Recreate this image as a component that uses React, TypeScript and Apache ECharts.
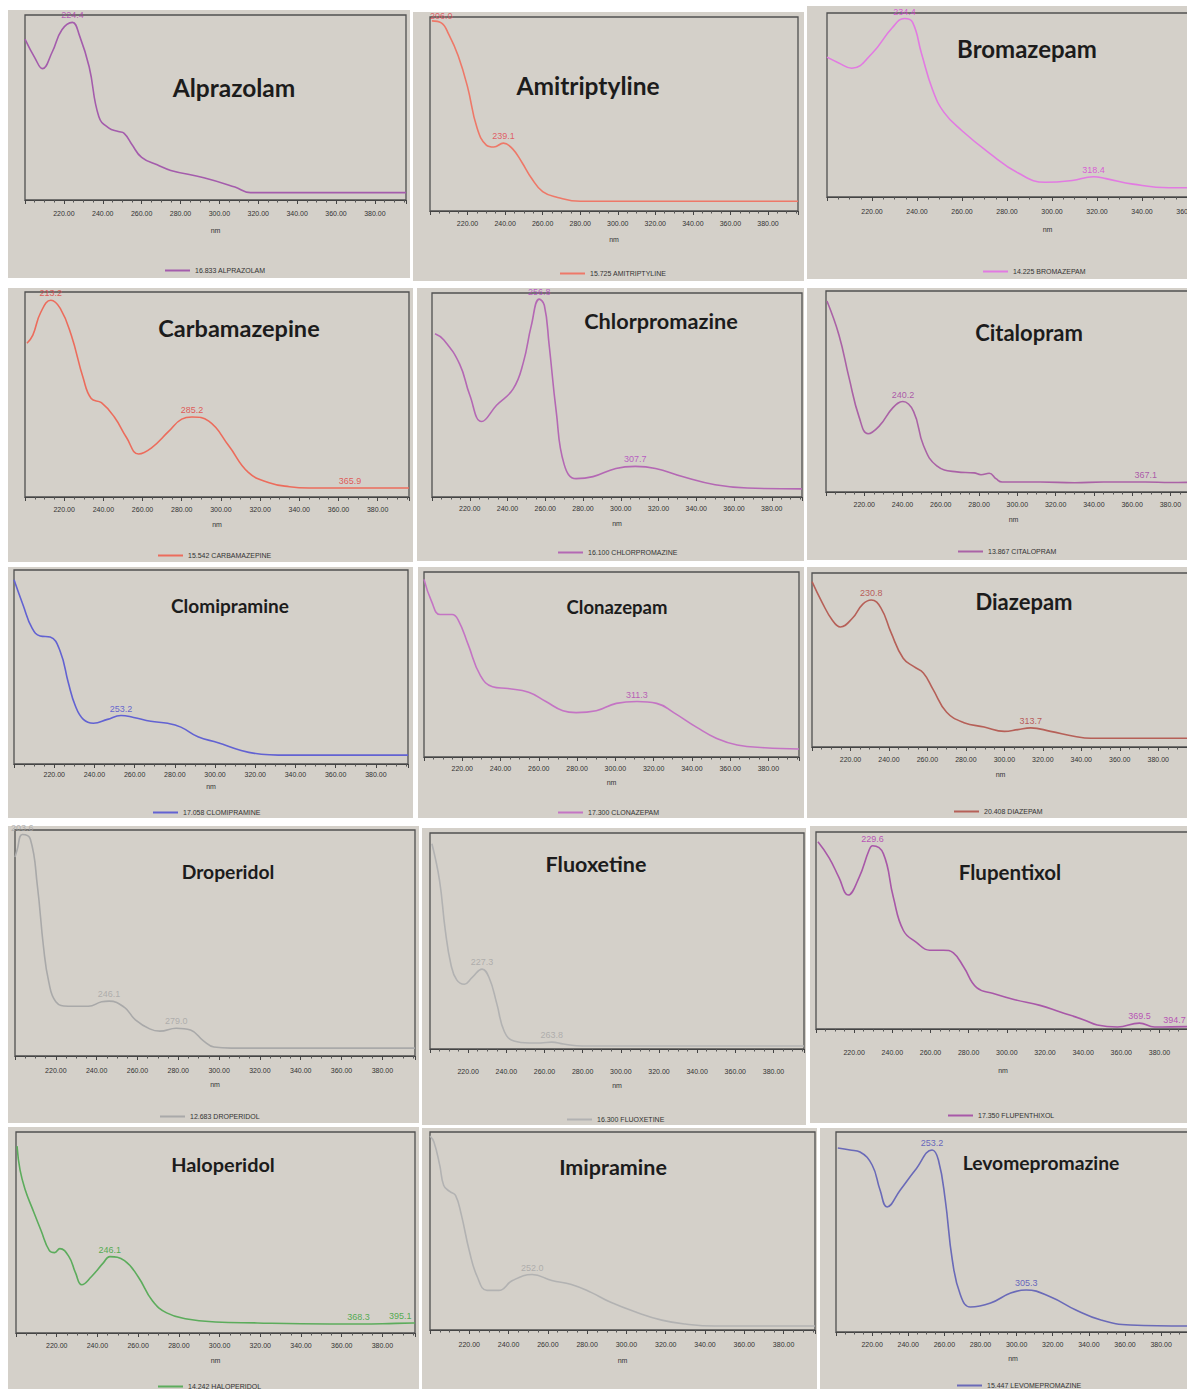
import React, { useEffect, useRef } from "react";
import * as echarts from "echarts";

// ---------- data: [wavelength nm, relative absorbance 0-100] ----------
const alprazolam = [[200,87],[205,77],[209,71],[214,80],[219,92],[224.4,96],[228,89],[233,72],[238,45],[243,39],[248,37],[251,36],[255,30],[260,23],[268,19],[275,16],[292,12],[308,7],[316,4],[320,4],[396,4]];
const amitriptyline = [[201,98],[206,97],[210,91],[215,80],[220,64],[225,43],[230,34],[234,33],[239.1,35],[244,32],[249,25],[254,17],[260,10],[268,7],[280,5],[290,5],[396,5]];
const bromazepam = [[200,76],[205,73],[211,70],[220,78],[229,92],[234.4,97],[238,95],[242,78],[247,58],[252,46],[260,36],[272,24],[285,13],[297,8],[309,9],[318.4,11],[324,10],[336,7],[352,5],[360,5],[396,4]];
const carbamazepine = [[201,75],[204,79],[208,90],[213.2,96],[218,92],[223.6,79],[229.7,58],[233.8,48],[239,46],[245.6,39],[251.8,29],[258,21],[264.6,24],[273.3,32],[280,38],[285.2,39],[293.8,37],[304,25],[314,12],[324.6,7],[335,5],[345,4.4],[365.9,4.4],[396,4.4]];
const chlorpromazine = [[201.6,80],[206.3,77],[214.7,65],[220,50],[226.3,37],[234.2,45],[243,53],[248.4,66],[252.6,84],[256.8,97],[259.5,94],[262,75],[265.8,42],[270,16],[276.3,9],[285.3,10],[297.4,14],[307.7,15],[318.4,14],[332.6,10],[350,6],[367,4.4],[396,4]];
const citalopram = [[200.5,95],[206.8,78],[212,57],[217.4,37],[222,29],[228,33],[235,42],[240.2,45],[245.8,40],[251,23],[257.9,13],[268.4,10],[277.4,9.5],[281,8.6],[285.3,9.3],[289,6.5],[292,5],[312,5],[330,4.6],[345,5],[367.1,5],[380,4.7],[396,5]];
const clomipramine = [[200,95],[204.5,82],[209,70],[213,66],[218,65.5],[223,58],[227,42],[230.5,30],[234.5,23],[239.5,21],[246.5,23],[253.2,25],[259.5,24],[268,22],[276.5,21],[283,19],[291.5,14],[301.5,11],[313,7],[323,5],[331.5,4.6],[396,4.6]];
const clonazepam = [[200,96],[204,84],[208.4,77],[214.7,77],[217.9,74],[223,61],[229.5,44],[235.8,38],[244,37],[254.7,35],[263.7,30],[272.6,25],[279.5,24],[290,25],[300.5,29],[311.3,30],[321.6,29],[330.5,24],[342.6,16],[353,10],[363.7,6.5],[378,5],[396,4.3]];
const diazepam = [[200,95],[205.3,83],[210.5,73],[214.7,69],[221,74],[226.3,82],[230.8,84.5],[235.8,80],[241,66],[247.4,51],[253.2,46],[257.9,42.5],[263,33],[270,20],[279,14],[289.5,11.5],[300,9],[307,10],[313.7,11],[324,9],[336.8,6],[345,5],[396,5]];
const droperidol = [[200,88],[201,91],[203.6,98],[207.5,96],[211,75],[214,48],[216.5,33],[220,24],[226,22],[236,22],[242.5,24],[246.1,24.3],[253.5,21.6],[259,16],[266,12],[271,11],[279,12.3],[286,11.5],[292.5,6.6],[297.5,4],[306,3.5],[396,3.5]];
const fluoxetine = [[201,95],[205,78],[208,55],[211,39],[214,32],[218,30],[222,33],[227.3,37],[231,33],[235,21],[239,8],[244,3.7],[252,2.8],[258,2.8],[263.8,3.2],[270,2.3],[280,1.4],[396,1.4]];
const flupentixol = [[201,95],[206.8,87],[212,77],[216.8,68],[222.6,77],[227.9,91],[229.6,93],[235.3,89],[240.5,67],[245.8,50],[252.6,44],[259.5,40],[266.8,40],[272,38.6],[277.4,31.5],[284.2,21],[293,18],[303.7,15],[317.4,12],[328,8.6],[340.5,4.6],[347.4,2],[358,1],[369.5,3],[377.4,1],[394.7,1.2],[396,1.2]];
const haloperidol = [[200.5,93],[202,81],[204.6,71],[208,62],[212.3,51],[216.4,41],[219,40],[221.5,42],[226,38],[229.2,30],[232.3,24],[237,28],[243,35],[246.1,38],[253.3,36],[260,28],[267,16],[274,10],[284,7],[298,5.5],[318.5,5],[340,4.6],[368.3,4.5],[380,4.6],[395.1,5],[396,5]];
const imipramine = [[200,98],[202,95],[205,83],[207,73],[210,70],[213,68],[216,58],[220,40],[224,27],[229,20],[235,20],[242,25],[252,28],[262,25],[272,23],[282,19],[292,14],[305,9],[318,5],[330,3],[345,2],[396,2]];
const levomepromazine = [[201,92],[207.8,91],[213.3,90],[220,83.5],[224.4,71],[228.3,62.5],[235.6,71],[243.9,81],[253.2,91],[256.7,86],[260.5,66],[264.4,36],[268.9,18.5],[274.4,12.5],[285.6,14.5],[296.7,19.5],[305.3,21],[318.9,17.5],[332.8,11],[346.7,6],[363,3.5],[396,3]];

// peaks marked on each spectrum
const alprazolamPeaks = [[224.4,96]];
const amitriptylinePeaks = [[206.0,97],[239.1,35]];
const bromazepamPeaks = [[234.4,97],[318.4,11]];
const carbamazepinePeaks = [[213.2,96],[285.2,39],[365.9,4.4]];
const chlorpromazinePeaks = [[256.8,97],[307.7,15]];
const citalopramPeaks = [[240.2,45],[367.1,5]];
const clomipraminePeaks = [[253.2,25]];
const clonazepamPeaks = [[311.3,30]];
const diazepamPeaks = [[230.8,84.5],[313.7,11]];
const droperidolPeaks = [[203.6,98],[246.1,24.3],[279.0,12.3]];
const fluoxetinePeaks = [[227.3,37],[263.8,3.2]];
const flupentixolPeaks = [[229.6,93],[369.5,3],[394.7,1.2]];
const haloperidolPeaks = [[246.1,38],[368.3,4.5],[395.1,5]];
const imipraminePeaks = [[252.0,28]];
const levomepromazinePeaks = [[253.2,91],[305.3,21]];

const titles = ["Alprazolam","Amitriptyline","Bromazepam","Carbamazepine","Chlorpromazine","Citalopram","Clomipramine","Clonazepam","Diazepam","Droperidol","Fluoxetine","Flupentixol","Haloperidol","Imipramine","Levomepromazine"];
const legendNames = ["16.833 ALPRAZOLAM","15.725 AMITRIPTYLINE","14.225 BROMAZEPAM","15.542 CARBAMAZEPINE","16.100 CHLORPROMAZINE","13.867 CITALOPRAM","17.058 CLOMIPRAMINE","17.300 CLONAZEPAM","20.408 DIAZEPAM","12.683 DROPERIDOL","16.300 FLUOXETINE","17.350 FLUPENTHIXOL","14.242 HALOPERIDOL","15.133 IMIPRAMINE","15.447 LEVOMEPROMAZINE"];
const spectra = [alprazolam,amitriptyline,bromazepam,carbamazepine,chlorpromazine,citalopram,clomipramine,clonazepam,diazepam,droperidol,fluoxetine,flupentixol,haloperidol,imipramine,levomepromazine];
const peaks = [alprazolamPeaks,amitriptylinePeaks,bromazepamPeaks,carbamazepinePeaks,chlorpromazinePeaks,citalopramPeaks,clomipraminePeaks,clonazepamPeaks,diazepamPeaks,droperidolPeaks,fluoxetinePeaks,flupentixolPeaks,haloperidolPeaks,imipraminePeaks,levomepromazinePeaks];

const lineColors = ["#a45cac","#ee7868","#e27ae2","#ec6c5c","#b468b4","#aa62a6","#6262d2","#c474c4","#b66058","#a9a9a9","#b2b2b2","#a858a8","#5cac5c","#b2b2b2","#6a6ab8"];
const labelColors = ["#b03cb0","#e2404c","#d840d8","#e03a3a","#b040c0","#a03aa0","#4848d0","#b040b0","#b03c3c","#a4a4a4","#a4a4a4","#b030b0","#30a030","#a4a4a4","#4848b8"];

// ---------- layout (pixels) ----------
const W = 1187;
const layout = [
  { box: [8,10,402,268], grid: [25,15,381,185], title: [234,87,24.5], legend: [165,267], xl: [10,27] },
  { box: [413,12,391,269], grid: [430,17,368,194], title: [588,85,24.5], legend: [560,270], xl: [9,25] },
  { box: [807,6,380,273], grid: [827,13,441,184], title: [1027,48,24], legend: [983,268], xl: [11,29] },
  { box: [8,288,405,274], grid: [25,292,384,205], title: [239,328,23.5], legend: [158,552], xl: [9,24] },
  { box: [417,288,387,273], grid: [432,293,370,204], title: [661,321,21.7], legend: [558,549], xl: [8,23] },
  { box: [807,288,380,272], grid: [826,291,375,201], title: [1029,332,22], legend: [958,548], xl: [9,24] },
  { box: [8,567,405,251], grid: [14,570,394,194], title: [230,605,19], legend: [153,809], xl: [7,19] },
  { box: [418,567,386,251], grid: [424,572,375,185], title: [617,607,18.5], legend: [558,809], xl: [8,22] },
  { box: [807,567,380,251], grid: [812,573,377,174], title: [1024,601,22], legend: [954,808], xl: [9,24] },
  { box: [8,826,411,297], grid: [15,830,400,226], title: [228,871,19.3], legend: [160,1113], xl: [11,25] },
  { box: [422,828,384,297], grid: [430,833,374,216], title: [596,864,21.5], legend: [567,1116], xl: [19,33] },
  { box: [810,826,377,297], grid: [816,832,374,197], title: [1010,872,20.5], legend: [948,1112], xl: [20,38] },
  { box: [8,1127,411,262], grid: [16,1132,399,201], title: [223,1164,19.9], legend: [158,1383], xl: [9,24] },
  { box: [422,1128,395,261], grid: [430,1132,385,198], title: [613,1167,21.5], legend: null, xl: [11,27] },
  { box: [820,1128,367,261], grid: [836,1132,354,200], title: [1041,1162,19.3], legend: [957,1382], xl: [9,23] },
];

const PANEL_BG = "#d4d0c9";

function buildOption() {
  const grid: any[] = [];
  const xAxis: any[] = [];
  const yAxis: any[] = [];
  const series: any[] = [];
  const legend: any[] = [];
  const elements: any[] = [];

  layout.forEach((L, i) => {
    const [bx, by, bw, bh] = L.box;
    elements.push({ type: "rect", z: -100, shape: { x: bx, y: by, width: bw, height: bh }, style: { fill: PANEL_BG } });
    elements.push({
      type: "text", z: 100, x: L.title[0], y: L.title[1],
      style: { text: titles[i], font: `bold ${L.title[2]}px Lato`, fill: "#1c1c1c", textAlign: "center", textVerticalAlign: "middle" },
    });
    const [gl, gt, gw, gh] = L.grid;
    grid.push({
      left: gl, top: gt, right: W - (gl + gw), height: gh,
      outerBoundsMode: "none", containLabel: false,
      show: true, borderColor: "#505050", borderWidth: 1.3, backgroundColor: "transparent",
    });
    xAxis.push({
      gridIndex: i, type: "value", min: 200, max: 396, interval: 20,
      axisLine: { show: true, lineStyle: { color: "#444", width: 1.2 } },
      axisTick: { show: true, length: 4, lineStyle: { color: "#444" } },
      minorTick: { show: true, splitNumber: 4, length: 2.5, lineStyle: { color: "#555" } },
      splitLine: { show: false },
      axisLabel: {
        fontSize: 7, color: "#333", fontFamily: "Liberation Sans", margin: L.xl[0],
        formatter: (v: number) => (v % 20 === 0 && v > 200 ? v.toFixed(2) : ""),
      },
      name: "nm", nameLocation: "middle", nameGap: L.xl[1],
      nameTextStyle: { fontSize: 7, color: "#333", fontFamily: "Liberation Sans" },
    });
    yAxis.push({ gridIndex: i, type: "value", min: 0, max: 100, show: false });
    series.push({
      type: "line", name: legendNames[i], xAxisIndex: i, yAxisIndex: i,
      data: spectra[i], smooth: 0.45, showSymbol: false, symbol: "none",
      lineStyle: { color: lineColors[i], width: 1.6 }, itemStyle: { color: lineColors[i] },
    });
    series.push({
      type: "scatter", name: "peaks-" + i, xAxisIndex: i, yAxisIndex: i,
      data: peaks[i].map((p) => (p[0] > 392 ? { value: p, label: { offset: [-13, 0] } } : { value: p })),
      symbolSize: 1, itemStyle: { color: "rgba(0,0,0,0)" },
      label: {
        show: true, position: "top", distance: 2, fontSize: 9, color: labelColors[i], fontFamily: "Liberation Sans",
        formatter: (p: any) => Number(p.value[0]).toFixed(1),
      },
      z: 5,
    });
    if (L.legend) {
      legend.push({
        data: [legendNames[i]], left: L.legend[0], top: L.legend[1], padding: 0,
        icon: "rect", itemWidth: 25, itemHeight: 2, itemGap: 4,
        textStyle: { fontSize: 7, color: "#333", fontFamily: "Liberation Sans" },
        selectedMode: false,
      });
    }
  });

  return {
    animation: false,
    backgroundColor: "#ffffff",
    grid, xAxis, yAxis, series, legend,
    graphic: { elements },
  };
}

export default function App() {
  const ref = useRef<HTMLDivElement>(null);
  useEffect(() => {
    if (!ref.current) return;
    const chart = echarts.init(ref.current, undefined, { renderer: "svg" });
    chart.setOption(buildOption() as any);
    return () => chart.dispose();
  }, []);
  return (
    <div
      ref={ref}
      style={{ position: "absolute", left: 0, top: 0, width: W, height: 1389, overflow: "hidden" }}
    />
  );
}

WHAT YOU HAVE TO DO
Write out the lines from the start of the material to the line with "import * as", inclusive and exactly. Skip the pictures.

EXPECTED ANSWER
Recreate this image as a component that uses React, TypeScript and Apache ECharts.
import React, { useEffect, useRef } from "react";
import * as echarts from "echarts";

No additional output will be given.